Poco dopo essere stato incoronato re d’Italia (6 genn. 1355), Carlo di Lussemburgo giunse a Pisa e fu ospitato nelle case dei Gambacorta. La situazione si fece tesa quando il 20 gennaio, all’atto del giuramento richiesto dal futuro imperatore al popolo di Pisa, si ebbe in duomo il tentativo di sommossa di fronte al quale il G., a detta di un anonimo cronista pisano, dimostrò scarsa prontezza e determinazione. Nei giorni successivi gli esponenti dei raspanti, capeggiati da Napoleone e Iacopo (Paffetta) Della Gherardesca e Cecco Alliata, chiesero a Carlo di Lussemburgo una pubblica pacificazione delle parti: gli stessi Gambacorta si videro cosi costretti a offrirgli, temendo un ritorno dei raspanti al potere, la signoria della città. Di fronte alla concreta minaccia rappresentata dalla presenza degli Imperiali, che avevano occupato i più importanti luoghi della città, le fazioni si accordarono fra di loro e formarono una commissione per la riforma del Comune, costringendo in tal modo lo stesso Carlo a restituire poco dopo i poteri che gli erano stati conferiti.
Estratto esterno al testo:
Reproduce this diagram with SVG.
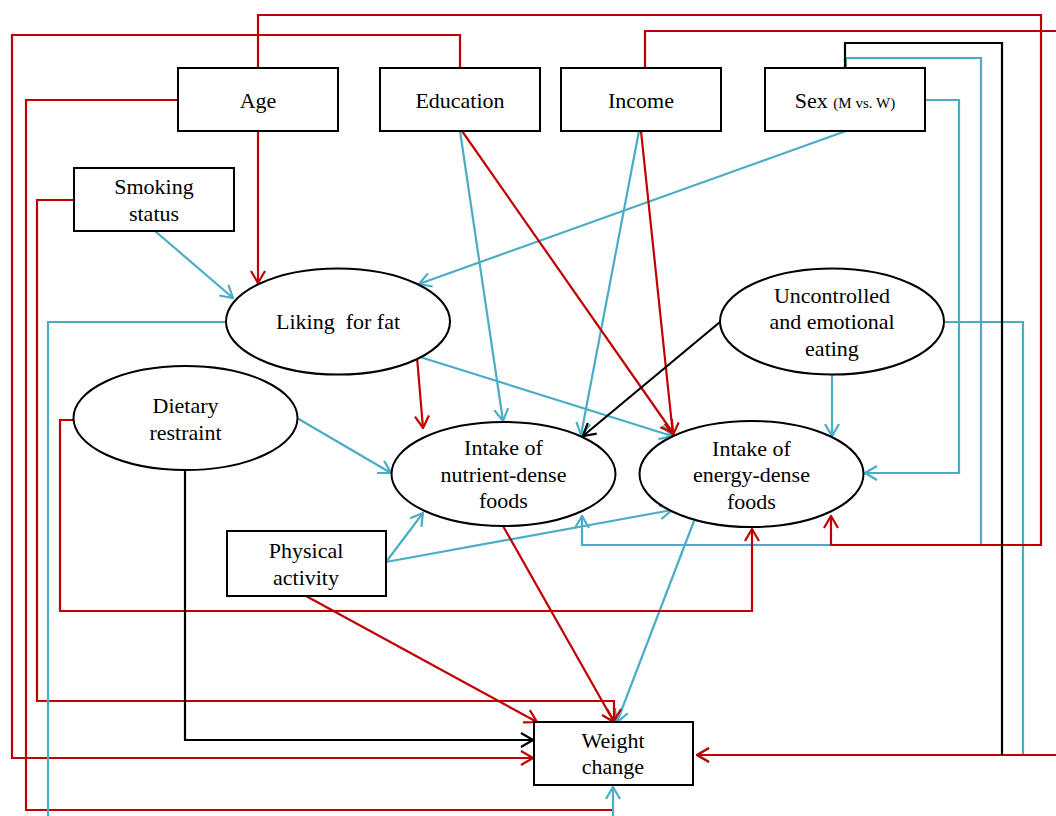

La tensione fra le due parti non diminuì però nei mesi seguenti e si ripresentò altrettanto forte nel mese di maggio in occasione del secondo soggiorno di Carlo, reduce da Roma dove era stato incoronato imperatore (9 aprile). La fazione raspante, dopo aver fomentato una violenta rivolta antimperiale, fu in grado però di presentarsi a Carlo IV come sua fedele alleata e, dopo aver soffocato il tumulto in modo cruento, riuscì abilmente a indicare nel G. e nella sua parte gli artefici della sommossa.
Arrestato proprio mentre si trovava presso l’imperatore, il G. fu torturato e in seguito condannato a morte con l’accusa di «dare modum cum adiutorio certorum amicorum eorum quod possent occupare et invadere civitatem Pisanam et eam extrahere de dominio et fidelitate dicti domini imperatoris» (come recita il testo della condanna edito in Manghi, pp. 55 s.).
Giustiziato il 26 maggio 1355, insieme con i fratelli Lotto e Bartolomeo e con alcuni dei propri fautori (fra i quali Giovanni Delle Brache), il G. fu sepolto nella chiesa di S. Francesco; i suoi beni, confiscati al momento della condanna, furono successivamente donati alla Comunità di Pisa il 10 giugno dello stesso anno.